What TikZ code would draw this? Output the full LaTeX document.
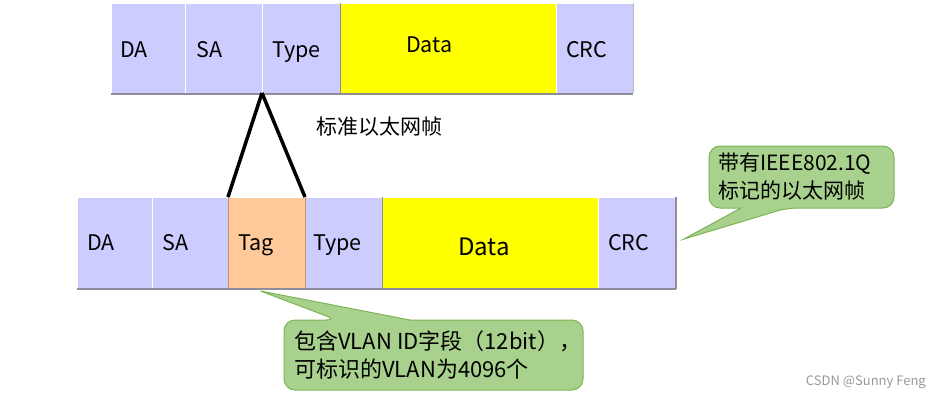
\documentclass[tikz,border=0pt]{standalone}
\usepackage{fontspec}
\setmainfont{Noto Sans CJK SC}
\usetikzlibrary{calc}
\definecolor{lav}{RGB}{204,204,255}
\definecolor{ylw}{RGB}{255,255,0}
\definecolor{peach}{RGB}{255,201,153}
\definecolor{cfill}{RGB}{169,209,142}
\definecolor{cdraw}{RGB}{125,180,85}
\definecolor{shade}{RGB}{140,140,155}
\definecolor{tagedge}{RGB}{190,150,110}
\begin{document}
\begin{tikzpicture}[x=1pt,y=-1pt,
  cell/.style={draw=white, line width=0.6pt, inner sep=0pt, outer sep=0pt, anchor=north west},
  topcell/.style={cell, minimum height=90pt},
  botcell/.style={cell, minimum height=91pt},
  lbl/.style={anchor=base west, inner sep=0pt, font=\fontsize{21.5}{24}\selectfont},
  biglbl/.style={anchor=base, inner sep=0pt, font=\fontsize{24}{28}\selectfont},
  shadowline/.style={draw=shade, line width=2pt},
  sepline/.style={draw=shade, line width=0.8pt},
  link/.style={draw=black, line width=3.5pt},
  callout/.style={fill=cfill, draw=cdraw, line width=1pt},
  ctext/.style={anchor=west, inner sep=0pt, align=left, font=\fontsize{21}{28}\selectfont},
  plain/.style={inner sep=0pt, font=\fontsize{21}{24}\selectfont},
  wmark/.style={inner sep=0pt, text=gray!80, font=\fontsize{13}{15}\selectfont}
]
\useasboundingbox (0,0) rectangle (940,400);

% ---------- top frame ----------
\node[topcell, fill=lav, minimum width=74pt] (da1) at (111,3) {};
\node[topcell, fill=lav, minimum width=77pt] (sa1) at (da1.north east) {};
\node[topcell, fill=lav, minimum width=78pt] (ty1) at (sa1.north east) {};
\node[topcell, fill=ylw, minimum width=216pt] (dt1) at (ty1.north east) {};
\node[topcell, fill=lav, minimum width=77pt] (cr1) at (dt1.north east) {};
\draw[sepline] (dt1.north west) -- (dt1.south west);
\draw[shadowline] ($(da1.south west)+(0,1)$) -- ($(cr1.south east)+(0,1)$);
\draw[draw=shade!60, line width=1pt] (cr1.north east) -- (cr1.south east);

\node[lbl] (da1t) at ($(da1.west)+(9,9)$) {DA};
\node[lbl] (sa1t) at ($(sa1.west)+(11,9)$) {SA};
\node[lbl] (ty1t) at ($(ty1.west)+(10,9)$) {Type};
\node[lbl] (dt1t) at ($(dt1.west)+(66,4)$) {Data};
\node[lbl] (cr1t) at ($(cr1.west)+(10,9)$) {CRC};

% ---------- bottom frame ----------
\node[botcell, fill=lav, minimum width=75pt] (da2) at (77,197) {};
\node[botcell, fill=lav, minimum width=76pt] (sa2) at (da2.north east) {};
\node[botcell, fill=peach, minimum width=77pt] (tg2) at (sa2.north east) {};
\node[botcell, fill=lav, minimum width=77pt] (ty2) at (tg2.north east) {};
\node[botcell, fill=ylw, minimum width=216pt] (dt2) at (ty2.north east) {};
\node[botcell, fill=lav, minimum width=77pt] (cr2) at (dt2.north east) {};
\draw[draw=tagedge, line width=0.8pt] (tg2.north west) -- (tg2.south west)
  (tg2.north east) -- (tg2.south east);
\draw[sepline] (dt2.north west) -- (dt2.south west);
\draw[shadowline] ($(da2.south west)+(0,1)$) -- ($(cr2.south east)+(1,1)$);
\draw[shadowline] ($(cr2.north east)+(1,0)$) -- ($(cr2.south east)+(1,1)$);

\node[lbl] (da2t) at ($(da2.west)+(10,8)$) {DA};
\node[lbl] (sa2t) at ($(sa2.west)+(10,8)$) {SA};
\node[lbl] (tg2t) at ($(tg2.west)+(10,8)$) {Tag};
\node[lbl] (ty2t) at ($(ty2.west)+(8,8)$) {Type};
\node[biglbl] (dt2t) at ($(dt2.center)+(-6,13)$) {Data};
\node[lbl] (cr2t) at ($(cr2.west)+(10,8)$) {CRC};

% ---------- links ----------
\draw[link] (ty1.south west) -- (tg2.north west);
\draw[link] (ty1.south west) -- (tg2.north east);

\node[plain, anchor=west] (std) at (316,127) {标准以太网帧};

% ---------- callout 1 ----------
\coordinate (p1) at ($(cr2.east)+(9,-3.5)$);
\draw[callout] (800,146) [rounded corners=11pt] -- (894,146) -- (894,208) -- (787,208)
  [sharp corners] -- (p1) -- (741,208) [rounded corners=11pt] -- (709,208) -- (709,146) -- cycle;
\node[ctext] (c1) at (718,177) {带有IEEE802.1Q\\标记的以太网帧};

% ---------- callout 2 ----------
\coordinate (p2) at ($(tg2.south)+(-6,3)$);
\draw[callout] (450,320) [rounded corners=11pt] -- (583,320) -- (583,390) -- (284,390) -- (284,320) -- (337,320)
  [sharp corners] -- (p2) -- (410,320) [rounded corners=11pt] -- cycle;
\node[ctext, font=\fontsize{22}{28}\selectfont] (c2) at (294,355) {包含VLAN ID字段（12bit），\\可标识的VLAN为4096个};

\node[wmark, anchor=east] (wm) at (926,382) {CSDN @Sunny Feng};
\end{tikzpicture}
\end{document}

▬▬▬

Write out again, exactly, the lines from the start of the listing up to the line containing "-- (cr1.south east);", with both ends and without pictures.

What TikZ code would draw this? Output the full LaTeX document.
\documentclass[tikz,border=0pt]{standalone}
\usepackage{fontspec}
\setmainfont{Noto Sans CJK SC}
\usetikzlibrary{calc}
\definecolor{lav}{RGB}{204,204,255}
\definecolor{ylw}{RGB}{255,255,0}
\definecolor{peach}{RGB}{255,201,153}
\definecolor{cfill}{RGB}{169,209,142}
\definecolor{cdraw}{RGB}{125,180,85}
\definecolor{shade}{RGB}{140,140,155}
\definecolor{tagedge}{RGB}{190,150,110}
\begin{document}
\begin{tikzpicture}[x=1pt,y=-1pt,
  cell/.style={draw=white, line width=0.6pt, inner sep=0pt, outer sep=0pt, anchor=north west},
  topcell/.style={cell, minimum height=90pt},
  botcell/.style={cell, minimum height=91pt},
  lbl/.style={anchor=base west, inner sep=0pt, font=\fontsize{21.5}{24}\selectfont},
  biglbl/.style={anchor=base, inner sep=0pt, font=\fontsize{24}{28}\selectfont},
  shadowline/.style={draw=shade, line width=2pt},
  sepline/.style={draw=shade, line width=0.8pt},
  link/.style={draw=black, line width=3.5pt},
  callout/.style={fill=cfill, draw=cdraw, line width=1pt},
  ctext/.style={anchor=west, inner sep=0pt, align=left, font=\fontsize{21}{28}\selectfont},
  plain/.style={inner sep=0pt, font=\fontsize{21}{24}\selectfont},
  wmark/.style={inner sep=0pt, text=gray!80, font=\fontsize{13}{15}\selectfont}
]
\useasboundingbox (0,0) rectangle (940,400);

% ---------- top frame ----------
\node[topcell, fill=lav, minimum width=74pt] (da1) at (111,3) {};
\node[topcell, fill=lav, minimum width=77pt] (sa1) at (da1.north east) {};
\node[topcell, fill=lav, minimum width=78pt] (ty1) at (sa1.north east) {};
\node[topcell, fill=ylw, minimum width=216pt] (dt1) at (ty1.north east) {};
\node[topcell, fill=lav, minimum width=77pt] (cr1) at (dt1.north east) {};
\draw[sepline] (dt1.north west) -- (dt1.south west);
\draw[shadowline] ($(da1.south west)+(0,1)$) -- ($(cr1.south east)+(0,1)$);
\draw[draw=shade!60, line width=1pt] (cr1.north east) -- (cr1.south east);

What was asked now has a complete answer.